Wuttke: Die Protestbewegung – wie schätzen Sie sie denn ein? Hat sie die Kraft, dass sie tatsächlich etwas in Bulgarien verändern kann?
Liakova: Das ist eine sehr komplexe Frage. Die Protestbewegung hat schon einiges bewirkt, vor allem hat sie bewirkt, dass die Menschen miteinander kommunizieren und sich mit der politischen Problematik befassen. Viele Bulgaren waren sehr skeptisch und sehr desinteressiert, was die Politik betrifft, sie haben sozusagen das politische Feld den Eliten überlassen und sie haben so gut wie nur drauf gewartet, dass sie die politische Agenda bestimmen und ohne dass sie sozusagen den bürgerlichen Druck, den Druck der zivilen Gesellschaft spüren.
Und das ist nämlich ein großes Problem gewesen. Heutzutage kann man feststellen, dass die Protestbewegung eben diese Kommunikation zwischen den Bürgern sehr gut, in sehr gutem, sehr positivem Sinne beeinflusst hat. Dass aber die Regierung geändert wird beziehungsweise dass die Regierung zurücktritt, das wird möglicherweise diese Protestbewegung nicht schaffen, zumindest nicht in absehbarer Zeit.
Blick auf Bulgarien richten
Wuttke: In der Ukraine sind Verhältnisse, die die EU-Politiker dazu veranlasst haben, auf die Zivilgesellschaft zuzugehen. Könnte das den Bulgaren helfen?
Liakova: Das könnte den Bulgaren helfen, allerdings sind die Fronten in Bulgarien sehr verhärtet. Also ich kann natürlich nur appellieren: Das, was Bulgarien wirklich helfen würde, wäre, dass eben die europäischen Institutionen und aber auch die deutschen Institutionen nach ihrer Möglichkeit ihren Blick auf Bulgarien richten und mehr oder weniger nach Möglichkeiten auch politischen Druck ausüben. Diese Aufmerksamkeit von außen ist von großer Bedeutung.

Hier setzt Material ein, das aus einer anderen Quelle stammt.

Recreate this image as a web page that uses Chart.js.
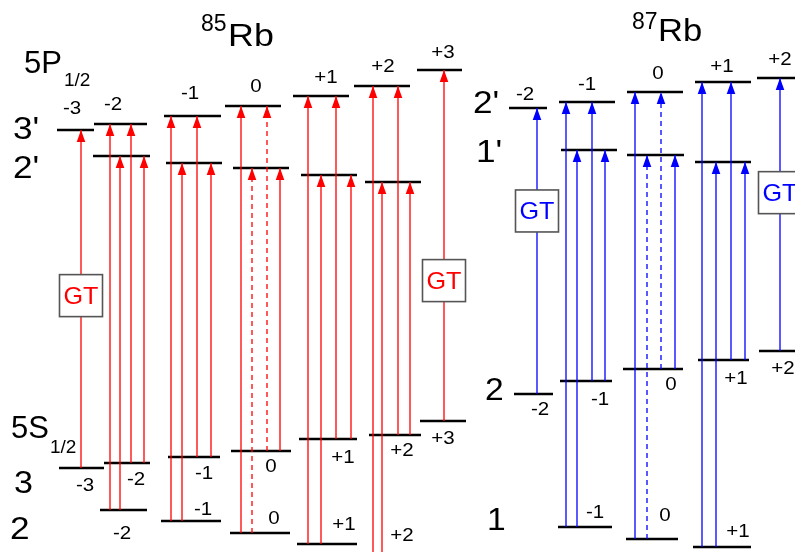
<!DOCTYPE html>
<html>
<head>
<meta charset="utf-8">
<script src="https://cdn.jsdelivr.net/npm/chart.js@4.4.0/dist/chart.umd.min.js"></script>
<style>
  html, body { margin: 0; padding: 0; background: #fff; }
</style>
</head>
<body>
<canvas id="diagram" width="795" height="552"></canvas>
<script>
// Level energies (height above the bottom edge, diagram units)
const rb85Mf = ['-3', '-2', '-1', '0', '+1', '+2', '+3'];
const rb85Up3 = [422, 428, 436, 446, 456, 466, 482];   // 5P1/2 F'=3
const rb85Up2 = [null, 396, 389, 384, 377, 370, null]; // 5P1/2 F'=2
const rb85Lo3 = [84, 89, 95, 101, 113, 117, 131];      // 5S1/2 F=3
const rb85Lo2 = [null, 42, 31, 19, 8, -4, null];       // 5S1/2 F=2

const rb87Mf = ['-2', '-1', '0', '+1', '+2'];
const rb87Up2 = [444, 450, 460, 470, 474];             // 5P1/2 F'=2
const rb87Up1 = [null, 402, 397, 390, null];           // 5P1/2 F'=1
const rb87Lo2 = [158, 171, 183, 192, 201];             // 5S1/2 F=2
const rb87Lo1 = [null, 25, 13, 5, null];               // 5S1/2 F=1

// transitions per mF column: [lower F, upper F', kind]  s = solid, d = dashed, g = with GT box
const rb85Trans = [
    [[3, 3, 'g']],
    [[2, 3, 's'], [2, 2, 's'], [3, 3, 's'], [3, 2, 's']],
    [[2, 3, 's'], [2, 2, 's'], [3, 3, 's'], [3, 2, 's']],
    [[2, 3, 's'], [2, 2, 'd'], [3, 3, 'd'], [3, 2, 's']],
    [[2, 3, 's'], [2, 2, 's'], [3, 3, 's'], [3, 2, 's']],
    [[2, 3, 's'], [2, 2, 's'], [3, 3, 's'], [3, 2, 's']],
    [[3, 3, 'g']]
];
const rb87Trans = [
    [[2, 2, 'g']],
    [[1, 2, 's'], [1, 1, 's'], [2, 2, 's'], [2, 1, 's']],
    [[1, 2, 's'], [1, 1, 'd'], [2, 2, 'd'], [2, 1, 's']],
    [[1, 2, 's'], [1, 1, 's'], [2, 2, 's'], [2, 1, 's']],
    [[2, 2, 'g']]
];

// ---- layout (where things sit horizontally, label offsets) ----
const span85 = {
    up3: [[57, 94], [94, 147], [164, 221], [225, 281], [293, 349], [354, 410], [417, 462]],
    up2: [null, [93, 150], [166, 222], [233, 289], [301, 357], [365, 421], null],
    lo3: [[59, 104], [104, 150], [168, 220], [231, 291], [299, 357], [369, 421], [420, 466]],
    lo2: [null, [100, 147], [161, 221], [230, 290], [297, 357], [369, 421], null]
};
const span87 = {
    up2: [[509, 547], [559, 615], [627, 683], [695, 751], [757, 810]],
    up1: [null, [561, 617], [627, 684], [695, 751], null],
    lo2: [[514, 553], [560, 612], [623, 683], [698, 749], [759, 810]],
    lo1: [null, [558, 612], [626, 678], [693, 751], null]
};
const arrowX85 = [[81], [110, 120, 131, 144], [171, 182, 197, 211], [241, 252, 267, 280],
                  [308, 321, 336, 351], [373, 382, 398, 410], [444]];
const arrowX87 = [[537], [566, 577, 592, 605], [635, 647, 661, 675], [702, 716, 731, 745], [780]];
const gtAt85 = { 0: 0.51, 6: 0.40 };
const gtAt87 = { 0: 0.64, 4: 0.58 };

// mF labels: [x, pixel offset from the level]
const lbl85Top = [[72, -23], [113, -21], [190, -24], [256, -21], [326, -20], [383, -21], [443, -19]];
const lbl85Lo3 = [[85, 16], [136, 15], [204, 15], [271, 14], [343, 17], [402, 14], [443, 16]];
const lbl85Lo2 = [null, [122, 22], [203, -13], [274, -16], [344, -21], [402, -22], null];
const lbl87Top = [[525, -15], [587, -19], [658, -20], [722, -17], [780, -20]];
const lbl87Lo2 = [[540, 14], [600, 17], [671, 14], [736, 17], [783, 16]];
const lbl87Lo1 = [null, [595, -16], [665, -25], [738, -17], null];

const FONT = "'Liberation Sans', Arial, sans-serif";
const RED = '#ff0000';
const BLUE = '#0000ff';

const datasets = [];

function addLevels(energies, spans) {
    energies.forEach((e, i) => {
        if (e === null || !spans[i]) return;
        datasets.push({
            data: [{ x: spans[i][0], y: e }, { x: spans[i][1], y: e }],
            showLine: true,
            borderColor: '#000',
            borderWidth: 2.7,
            borderCapStyle: 'butt',
            pointRadius: 0
        });
    });
}

function addArrows(trans, xs, lower, upper, gtAt, color) {
    trans.forEach((col, i) => {
        col.forEach((t, k) => {
            const yLo = lower[t[0]][i];
            const yUp = upper[t[1]][i];
            datasets.push({
                data: [{ x: xs[i][k], y: yLo }, { x: xs[i][k], y: yUp }],
                showLine: true,
                borderColor: color,
                borderWidth: 1.3,
                borderDash: t[2] === 'd' ? [5, 4] : [],
                pointRadius: 0,
                arrow: true,
                gt: t[2] === 'g' ? gtAt[i] : null
            });
        });
    });
}

addArrows(rb85Trans, arrowX85, { 3: rb85Lo3, 2: rb85Lo2 }, { 3: rb85Up3, 2: rb85Up2 }, gtAt85, RED);
addArrows(rb87Trans, arrowX87, { 2: rb87Lo2, 1: rb87Lo1 }, { 2: rb87Up2, 1: rb87Up1 }, gtAt87, BLUE);
addLevels(rb85Up3, span85.up3);
addLevels(rb85Up2, span85.up2);
addLevels(rb85Lo3, span85.lo3);
addLevels(rb85Lo2, span85.lo2);
addLevels(rb87Up2, span87.up2);
addLevels(rb87Up1, span87.up1);
addLevels(rb87Lo2, span87.lo2);
addLevels(rb87Lo1, span87.lo1);

function text(ctx, str, x, y, size, opts) {
    opts = opts || {};
    ctx.save();
    ctx.font = size + 'px ' + FONT;
    ctx.fillStyle = opts.color || '#000';
    ctx.textAlign = opts.align || 'left';
    ctx.textBaseline = 'alphabetic';
    ctx.translate(x, y);
    ctx.scale(opts.sx || 1, 1);
    ctx.fillText(str, 0, 0);
    ctx.restore();
}

const diagramPlugin = {
    id: 'diagram',
    afterDatasetsDraw(chart) {
        const ctx = chart.ctx;
        chart.data.datasets.forEach((ds, i) => {
            if (!ds.arrow) return;
            const pts = chart.getDatasetMeta(i).data;
            const base = pts[0], tip = pts[1];
            ctx.save();
            ctx.fillStyle = ds.borderColor;
            ctx.beginPath();
            ctx.moveTo(tip.x, tip.y);
            ctx.lineTo(tip.x - 4.3, tip.y + 12);
            ctx.lineTo(tip.x + 4.3, tip.y + 12);
            ctx.closePath();
            ctx.fill();
            if (ds.gt !== null) {
                const cy = base.y + (tip.y - base.y) * ds.gt;
                const w = 43, h = 42;
                ctx.fillStyle = '#fff';
                ctx.fillRect(tip.x - w / 2, cy - h / 2, w, h);
                ctx.strokeStyle = '#555';
                ctx.lineWidth = 1.6;
                ctx.strokeRect(tip.x - w / 2, cy - h / 2, w, h);
                text(ctx, 'GT', tip.x, cy + 8.5, 24, { color: ds.borderColor, align: 'center', sx: 1.05 });
            }
            ctx.restore();
        });
    },
    afterDraw(chart) {
        const ctx = chart.ctx;
        const xs = chart.scales.x, ys = chart.scales.y;
        const put = (lbls, energies, names) => {
            lbls.forEach((l, i) => {
                if (!l) return;
                const py = ys.getPixelForValue(energies[i]) + l[1];
                text(ctx, names[i], xs.getPixelForValue(l[0]), py + 7, 19, { align: 'center', sx: 1.08 });
            });
        };
        put(lbl85Top, rb85Up3, rb85Mf);
        put(lbl85Lo3, rb85Lo3, rb85Mf);
        put(lbl85Lo2, rb85Lo2, rb85Mf);
        put(lbl87Top, rb87Up2, rb87Mf);
        put(lbl87Lo2, rb87Lo2, rb87Mf);
        put(lbl87Lo1, rb87Lo1, rb87Mf);

        // titles and state names
        text(ctx, '85', 201, 31, 23);
        text(ctx, 'Rb', 228, 46, 32, { sx: 1.12 });
        text(ctx, '87', 632, 29, 23);
        text(ctx, 'Rb', 658, 41, 32, { sx: 1.08 });

        text(ctx, '5P', 24, 73, 31);
        text(ctx, '1/2', 64, 86, 19);
        text(ctx, "3'", 13, 139, 32, { sx: 1.1 });
        text(ctx, "2'", 13, 178, 32, { sx: 1.1 });
        text(ctx, '5S', 11, 438, 31);
        text(ctx, '1/2', 50, 453, 19);
        text(ctx, '3', 14, 493, 31, { sx: 1.1 });
        text(ctx, '2', 10, 539, 32, { sx: 1.1 });

        text(ctx, "2'", 473, 113, 32, { sx: 1.1 });
        text(ctx, "1'", 476, 162, 32, { sx: 1.1 });
        text(ctx, '2', 485, 400, 32, { sx: 1.05 });
        text(ctx, '1', 487, 530, 32, { sx: 1.05 });
    }
};

new Chart(document.getElementById('diagram'), {
    type: 'scatter',
    data: { datasets: datasets },
    options: {
        responsive: false,
        animation: false,
        devicePixelRatio: 1,
        layout: { padding: 0 },
        plugins: {
            legend: { display: false },
            tooltip: { enabled: false }
        },
        scales: {
            x: { type: 'linear', min: 0, max: 795, display: false },
            y: { type: 'linear', min: 0, max: 552, display: false }
        }
    },
    plugins: [diagramPlugin]
});
</script>
</body>
</html>
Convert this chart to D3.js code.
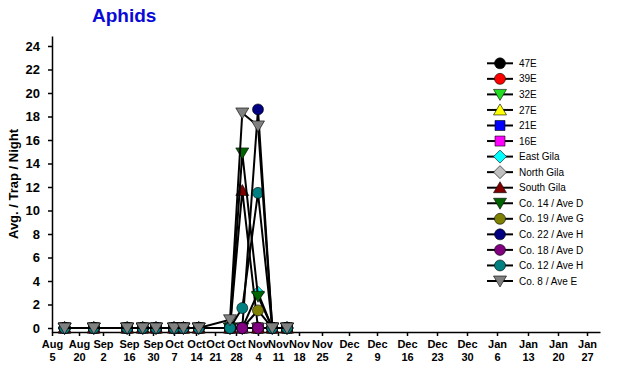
<!DOCTYPE html>
<html>
<head>
<meta charset="utf-8">
<script src="https://cdn.jsdelivr.net/npm/d3@7"></script>
<style>
  body { margin: 0; background: #fff; }
  svg { display: block; font-family: Arial, "Liberation Sans", sans-serif; }
</style>
</head>
<body>
<div id="app"></div>
<script>
// ---- data ----
const sampleDates = ["2012-08-12", "2012-08-28", "2012-09-15", "2012-09-24", "2012-10-01", "2012-10-07",
  "2012-10-10", "2012-10-15", "2012-10-26", "2012-10-30", "2012-11-04", "2012-11-09", "2012-11-14"];

const seriesNames = ["47E", "39E", "32E", "27E", "21E", "16E", "East Gila", "North Gila", "South Gila",
  "Co. 14 / Ave D", "Co. 19 / Ave G", "Co. 22 / Ave H", "Co. 18 / Ave D", "Co. 12 / Ave H", "Co. 8 / Ave E"];

const v47E       = [0, 0, 0, 0, 0, 0, 0, 0, 0, 0, 0, 0, 0];
const v39E       = [0, 0, 0, 0, 0, 0, 0, 0, 0, 0, 0, 0, 0];
const v32E       = [0, 0, 0, 0, 0, 0, 0, 0, 0, 0, 0, 0, 0];
const v27E       = [0, 0, 0, 0, 0, 0, 0, 0, 0, 0, 0, 0, 0];
const v21E       = [0, 0, 0, 0, 0, 0, 0, 0, 0, 0, 0, 0, 0];
const v16E       = [0, 0, 0, 0, 0, 0, 0, 0, 0, 0, 0, 0, 0];
const vEastGila  = [0, 0, 0, 0, 0, 0, 0, 0, 0, 0, 3.0, 0, 0];
const vNorthGila = [0, 0, 0, 0, 0, 0, 0, 0, 0, 0, 0, 0, 0];
const vSouthGila = [0, 0, 0, 0, 0, 0, 0, 0, 0, 11.7, 0, 0, 0];
const vCo14      = [0, 0, 0, 0, 0, 0, 0, 0, 0, 14.9, 2.7, 0, 0];
const vCo19      = [0, 0, 0, 0, 0, 0, 0, 0, 0, 0, 1.5, 0, 0];
const vCo22      = [0, 0, 0, 0, 0, 0, 0, 0, 0, 0, 18.6, 0, 0];
const vCo18      = [0, 0, 0, 0, 0, 0, 0, 0, 0, 0, 0, 0, 0];
const vCo12      = [0, 0, 0, 0, 0, 0, 0, 0, 0, 1.7, 11.5, 0, 0];
const vCo8       = [0, 0, 0, 0, 0, 0, 0, 0, 0.7, 18.3, 17.2, 0, 0];

const seriesValues = [v47E, v39E, v32E, v27E, v21E, v16E, vEastGila, vNorthGila, vSouthGila,
  vCo14, vCo19, vCo22, vCo18, vCo12, vCo8];

const tickDates = ["2012-08-05", "2012-08-20", "2012-09-02", "2012-09-16", "2012-09-30", "2012-10-07",
  "2012-10-14", "2012-10-21", "2012-10-28", "2012-11-04", "2012-11-11", "2012-11-18", "2012-11-25",
  "2012-12-02", "2012-12-09", "2012-12-16", "2012-12-23", "2012-12-30", "2013-01-06", "2013-01-13",
  "2013-01-20", "2013-01-27"];
const tickLabels = [["Aug", "5"], ["Aug", "20"], ["Sep", "2"], ["Sep", "16"], ["Sep", "30"], ["Oct", "7"],
  ["Oct", "14"], ["Oct", "21"], ["Oct", "28"], ["Nov", "4"], ["Nov", "11"], ["Nov", "18"], ["Nov", "25"],
  ["Dec", "2"], ["Dec", "9"], ["Dec", "16"], ["Dec", "23"], ["Dec", "30"], ["Jan", "6"], ["Jan", "13"],
  ["Jan", "20"], ["Jan", "27"]];
const yTicks = [0, 2, 4, 6, 8, 10, 12, 14, 16, 18, 20, 22, 24];

// ---- layout / style ----
const W = 625, H = 380;
// the date axis is not even: each tick date gets its own place, the scale interpolates between them
const AXIS_END_DATE = "2013-01-30";
const X_POS = [52, 79, 103, 129, 153, 174, 196, 215, 236, 258, 278, 299, 322,
  349, 377, 407, 437, 467, 497, 528, 558, 587, 600];
const Y_RANGE = [332, 36];
const Y_DOMAIN = [-0.34, 24.85];

const styles = [
  { fill: "#000000", shape: "circle" },
  { fill: "#ff0000", shape: "circle" },
  { fill: "#22dd22", shape: "triDown" },
  { fill: "#ffff00", shape: "triUp" },
  { fill: "#0000ff", shape: "square" },
  { fill: "#ff00ff", shape: "square" },
  { fill: "#00ffff", shape: "diamond" },
  { fill: "#c0c0c0", shape: "diamond" },
  { fill: "#800000", shape: "triUp" },
  { fill: "#006400", shape: "triDown" },
  { fill: "#808000", shape: "circle" },
  { fill: "#000080", shape: "circle" },
  { fill: "#800080", shape: "circle" },
  { fill: "#008080", shape: "circle" },
  { fill: "#808080", shape: "triDown" }
];

function markerPath(shape) {
  if (shape === "circle") return d3.symbol(d3.symbolCircle, 95)();
  if (shape === "square") return d3.symbol(d3.symbolSquare, 100)();
  if (shape === "diamond") return "M0,-6.5L6.5,0L0,6.5L-6.5,0Z";
  if (shape === "triUp") return "M0,-6L6.5,5L-6.5,5Z";
  return "M0,6L6.5,-5L-6.5,-5Z";
}

const parse = d3.timeParse("%Y-%m-%d");

const svg = d3.select("#app").append("svg")
  .attr("width", W).attr("height", H);

// piecewise time scale
const x = d3.scaleTime()
  .domain(tickDates.concat([AXIS_END_DATE]).map(parse))
  .range(X_POS);

const y = d3.scaleLinear().domain(Y_DOMAIN).range(Y_RANGE);

// title
svg.append("text")
  .attr("x", 92).attr("y", 21.5)
  .attr("font-size", 19).attr("font-weight", "bold")
  .attr("fill", "#0a0ad8")
  .text("Aphids");

// y axis
const yAxis = svg.append("g")
  .attr("transform", `translate(${X_POS[0]},0)`)
  .call(d3.axisLeft(y).tickValues(yTicks).tickSize(4).tickSizeOuter(0).tickPadding(8));
yAxis.selectAll("text").attr("font-size", 13).attr("font-weight", "bold").attr("fill", "#000")
  .attr("font-family", "Arial, 'Liberation Sans', sans-serif");
yAxis.selectAll("path, line").attr("stroke", "#000").attr("stroke-width", 1.5);

svg.append("text")
  .attr("transform", "translate(18,184) rotate(-90)")
  .attr("text-anchor", "middle")
  .attr("font-size", 13).attr("font-weight", "bold")
  .text("Avg. / Trap / Night");

// x axis
const xAxis = svg.append("g")
  .attr("transform", `translate(0,${Y_RANGE[0]})`)
  .call(d3.axisBottom(x).tickValues(tickDates.map(parse)).tickSize(4).tickSizeOuter(0).tickFormat(""));
xAxis.selectAll("path, line").attr("stroke", "#000").attr("stroke-width", 1.5);

xAxis.selectAll(".tick").each(function (d, i) {
  const t = d3.select(this).append("text")
    .attr("text-anchor", "middle")
    .attr("font-size", 11).attr("font-weight", "bold")
    .attr("fill", "#000")
    .attr("font-family", "Arial, 'Liberation Sans', sans-serif");
  t.append("tspan").attr("x", 0).attr("y", 16).text(tickLabels[i][0]);
  t.append("tspan").attr("x", 0).attr("y", 29).text(tickLabels[i][1]);
});

// lines + markers, legend order so the last series is on top
const line = d3.line()
  .x((d) => x(d.date))
  .y((d) => y(d.value));

const series = seriesNames.map((name, i) => ({
  name: name,
  style: styles[i],
  points: sampleDates.map((s, j) => ({ date: parse(s), value: seriesValues[i][j] }))
}));

const plot = svg.append("g").attr("class", "plot");
series.forEach((s) => {
  const g = plot.append("g");
  g.append("path")
    .datum(s.points)
    .attr("d", line)
    .attr("fill", "none")
    .attr("stroke", "#000")
    .attr("stroke-width", 2);
  g.selectAll("path.mk")
    .data(s.points)
    .enter()
    .append("path")
    .attr("class", "mk")
    .attr("transform", (d) => `translate(${x(d.date)},${y(d.value)})`)
    .attr("d", markerPath(s.style.shape))
    .attr("fill", s.style.fill)
    .attr("stroke", "#000")
    .attr("stroke-width", 0.6);
});

// legend
const legend = svg.append("g").attr("transform", "translate(487,63.3)");
const rows = legend.selectAll("g")
  .data(series)
  .enter()
  .append("g")
  .attr("transform", (d, i) => `translate(0,${i * 15.55})`);
rows.append("line")
  .attr("x1", 0).attr("x2", 26)
  .attr("stroke", "#000").attr("stroke-width", 2);
rows.append("path")
  .attr("transform", "translate(13,0)")
  .attr("d", (d) => markerPath(d.style.shape))
  .attr("fill", (d) => d.style.fill)
  .attr("stroke", "#000")
  .attr("stroke-width", 0.6);
rows.append("text")
  .attr("x", 32).attr("y", 3.6)
  .attr("font-size", 10)
  .text((d) => d.name);
</script>
</body>
</html>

Wuttke: Sagt im Deutschlandradio Kultur die Soziologin Marina Liakova. Besten Dank dafür!
Liakova: Vielen Dank!
Äußerungen unserer Gesprächspartner geben deren eigene Auffassungen wieder. Deutschlandradio macht sich Äußerungen seiner Gesprächspartner in Interviews und Diskussionen nicht zu eigen.